Starting with the first line below, extract each line through the one that contains "green_tibia = [27.5, 25, 28.5, 29.5, 31, 30]", inclusive, excluding pictures.
** begin **
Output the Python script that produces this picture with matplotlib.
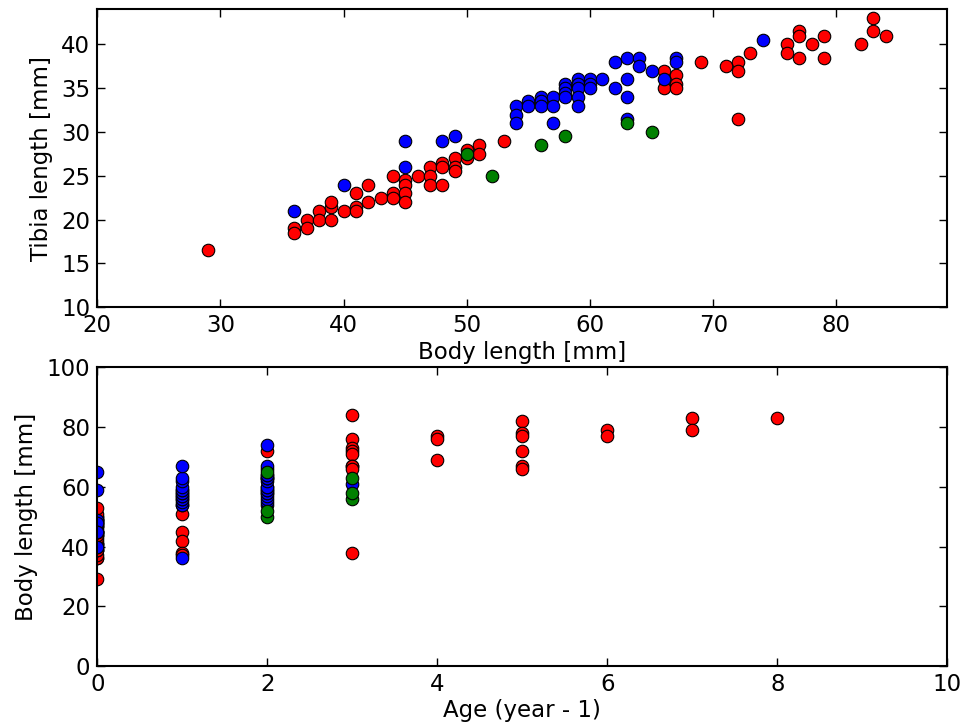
import matplotlib
matplotlib.use("Agg")
import matplotlib.pyplot as plt

# ---- Top panel: body length vs tibia length ----
red_body = [29, 36, 36, 37, 37, 38, 38, 39, 39, 39, 40, 41, 41, 41, 42, 42, 43, 44, 44, 44,
            45, 45, 45, 45, 46, 47, 47, 47, 48, 48, 48, 49, 49, 49, 50, 50, 51, 51, 53,
            66, 66, 67, 67, 67, 69, 71, 72, 72, 72, 73, 76, 76, 77, 77, 77, 78, 79, 79,
            82, 83, 83, 84]
red_tibia = [16.5, 19, 18.5, 20, 19, 21, 20, 21.5, 22, 20, 21, 23, 21.5, 21, 24, 22, 22.5, 25, 23, 22.5,
             24.5, 24, 23, 22, 25, 26, 25, 24, 26.5, 26, 24, 27, 26, 25.5, 28, 27, 28.5, 27.5, 29,
             37, 35, 36.5, 35.5, 35, 38, 37.5, 38, 37, 31.5, 39, 40, 39, 41.5, 41, 38.5, 40, 41, 38.5,
             40, 43, 41.5, 41]
blue_body = [36, 40, 45, 45, 48, 49, 54, 54, 54, 55, 55, 56, 56, 56, 57, 57, 57, 58, 58, 58, 58,
             59, 59, 59, 59, 59, 60, 60, 60, 61, 62, 62, 63, 63, 63, 63, 64, 64, 65, 66, 67, 67, 74]
blue_tibia = [21, 24, 29, 26, 29, 29.5, 33, 32, 31, 33.5, 33, 34, 33.5, 33, 34, 33, 31, 35.5, 35, 34.5, 34,
              36, 35.5, 35, 34, 33, 36, 35.5, 35, 36, 38, 35, 38.5, 36, 34, 31.5, 38.5, 37.5, 37, 36, 38.5, 38, 40.5]
green_body = [50, 52, 56, 58, 63, 65]
green_tibia = [27.5, 25, 28.5, 29.5, 31, 30]

# ---- Bottom panel: age vs body length ----
red_age = [0] * 33 + [1] * 5 + [2] + [3] * 9 + [4] * 3 + [5] * 6 + [6] * 2 + [7] * 2 + [8]
red_len = [29, 36, 36, 37, 39, 39, 39, 40, 41, 41, 41, 42, 43, 44, 44, 44, 45, 45, 45, 46, 47, 47, 47,
           48, 48, 48, 49, 49, 49, 50, 50, 51, 53,
           51, 45, 42, 38, 37,
           72,
           84, 76, 73, 72, 71, 67, 67, 66, 38,
           77, 76, 69,
           82, 78, 77, 72, 67, 66,
           79, 77,
           83, 79,
           83]
blue_age = [0] * 7 + [1] * 16 + [2] * 19 + [3]
blue_len = [65, 59, 49, 48, 45, 45, 40,
            36, 54, 54, 55, 56, 56, 57, 57, 58, 58, 59, 59, 60, 62, 63, 67,
            54, 55, 56, 57, 58, 58, 59, 59, 60, 60, 62, 63, 63, 63, 64, 64, 66, 67, 74,
            61]
green_age = [2, 2, 2, 3, 3, 3]
green_len = [50, 52, 65, 56, 58, 63]

plt.rcParams['font.family'] = ['DejaVu Sans']
FS = 16.5

fig = plt.figure(figsize=(9.79, 7.23), dpi=100, facecolor='white')
ax1 = fig.add_axes([0.0994, 0.575, 0.8682, 0.412])
ax2 = fig.add_axes([0.0994, 0.0788, 0.8682, 0.4132])

mk = dict(linestyle='none', marker='o', markersize=9, markeredgecolor='black', markeredgewidth=0.8)

ax1.plot(red_body, red_tibia, color=(1, 0, 0), markerfacecolor=(1, 0, 0), **mk)
ax1.plot(blue_body, blue_tibia, color=(0, 0, 1), markerfacecolor=(0, 0, 1), **mk)
ax1.plot(green_body, green_tibia, color=(0, 0.5, 0), markerfacecolor=(0, 0.5, 0), **mk)
ax1.set_xlim(20, 89)
ax1.set_ylim(10, 44)
ax1.set_xticks([20, 30, 40, 50, 60, 70, 80])
ax1.set_yticks([10, 15, 20, 25, 30, 35, 40])
ax1.set_xlabel('Body length [mm]', fontsize=FS, labelpad=3)
ax1.set_ylabel('Tibia length [mm]', fontsize=FS, labelpad=6)

ax2.plot(red_age, red_len, color=(1, 0, 0), markerfacecolor=(1, 0, 0), **mk)
ax2.plot(blue_age, blue_len, color=(0, 0, 1), markerfacecolor=(0, 0, 1), **mk)
ax2.plot(green_age, green_len, color=(0, 0.5, 0), markerfacecolor=(0, 0.5, 0), **mk)
ax2.set_xlim(0, 10)
ax2.set_ylim(0, 100)
ax2.set_xticks([0, 2, 4, 6, 8, 10])
ax2.set_yticks([0, 20, 40, 60, 80, 100])
ax2.set_xlabel('Age (year - 1)', fontsize=FS, labelpad=2)
ax2.set_ylabel('Body length [mm]', fontsize=FS, labelpad=6)

for ax in (ax1, ax2):
    ax.tick_params(direction='in', top=True, right=True, length=6, width=1,
                   labelsize=FS, pad=5)
    for s in ax.spines.values():
        s.set_linewidth(1.5)

fig.savefig('out.png', dpi=100, facecolor='white')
** end **
### Solution to the problem
Output the Python script that produces this picture with matplotlib.
import matplotlib
matplotlib.use("Agg")
import matplotlib.pyplot as plt

# ---- Top panel: body length vs tibia length ----
red_body = [29, 36, 36, 37, 37, 38, 38, 39, 39, 39, 40, 41, 41, 41, 42, 42, 43, 44, 44, 44,
            45, 45, 45, 45, 46, 47, 47, 47, 48, 48, 48, 49, 49, 49, 50, 50, 51, 51, 53,
            66, 66, 67, 67, 67, 69, 71, 72, 72, 72, 73, 76, 76, 77, 77, 77, 78, 79, 79,
            82, 83, 83, 84]
red_tibia = [16.5, 19, 18.5, 20, 19, 21, 20, 21.5, 22, 20, 21, 23, 21.5, 21, 24, 22, 22.5, 25, 23, 22.5,
             24.5, 24, 23, 22, 25, 26, 25, 24, 26.5, 26, 24, 27, 26, 25.5, 28, 27, 28.5, 27.5, 29,
             37, 35, 36.5, 35.5, 35, 38, 37.5, 38, 37, 31.5, 39, 40, 39, 41.5, 41, 38.5, 40, 41, 38.5,
             40, 43, 41.5, 41]
blue_body = [36, 40, 45, 45, 48, 49, 54, 54, 54, 55, 55, 56, 56, 56, 57, 57, 57, 58, 58, 58, 58,
             59, 59, 59, 59, 59, 60, 60, 60, 61, 62, 62, 63, 63, 63, 63, 64, 64, 65, 66, 67, 67, 74]
blue_tibia = [21, 24, 29, 26, 29, 29.5, 33, 32, 31, 33.5, 33, 34, 33.5, 33, 34, 33, 31, 35.5, 35, 34.5, 34,
              36, 35.5, 35, 34, 33, 36, 35.5, 35, 36, 38, 35, 38.5, 36, 34, 31.5, 38.5, 37.5, 37, 36, 38.5, 38, 40.5]
green_body = [50, 52, 56, 58, 63, 65]
green_tibia = [27.5, 25, 28.5, 29.5, 31, 30]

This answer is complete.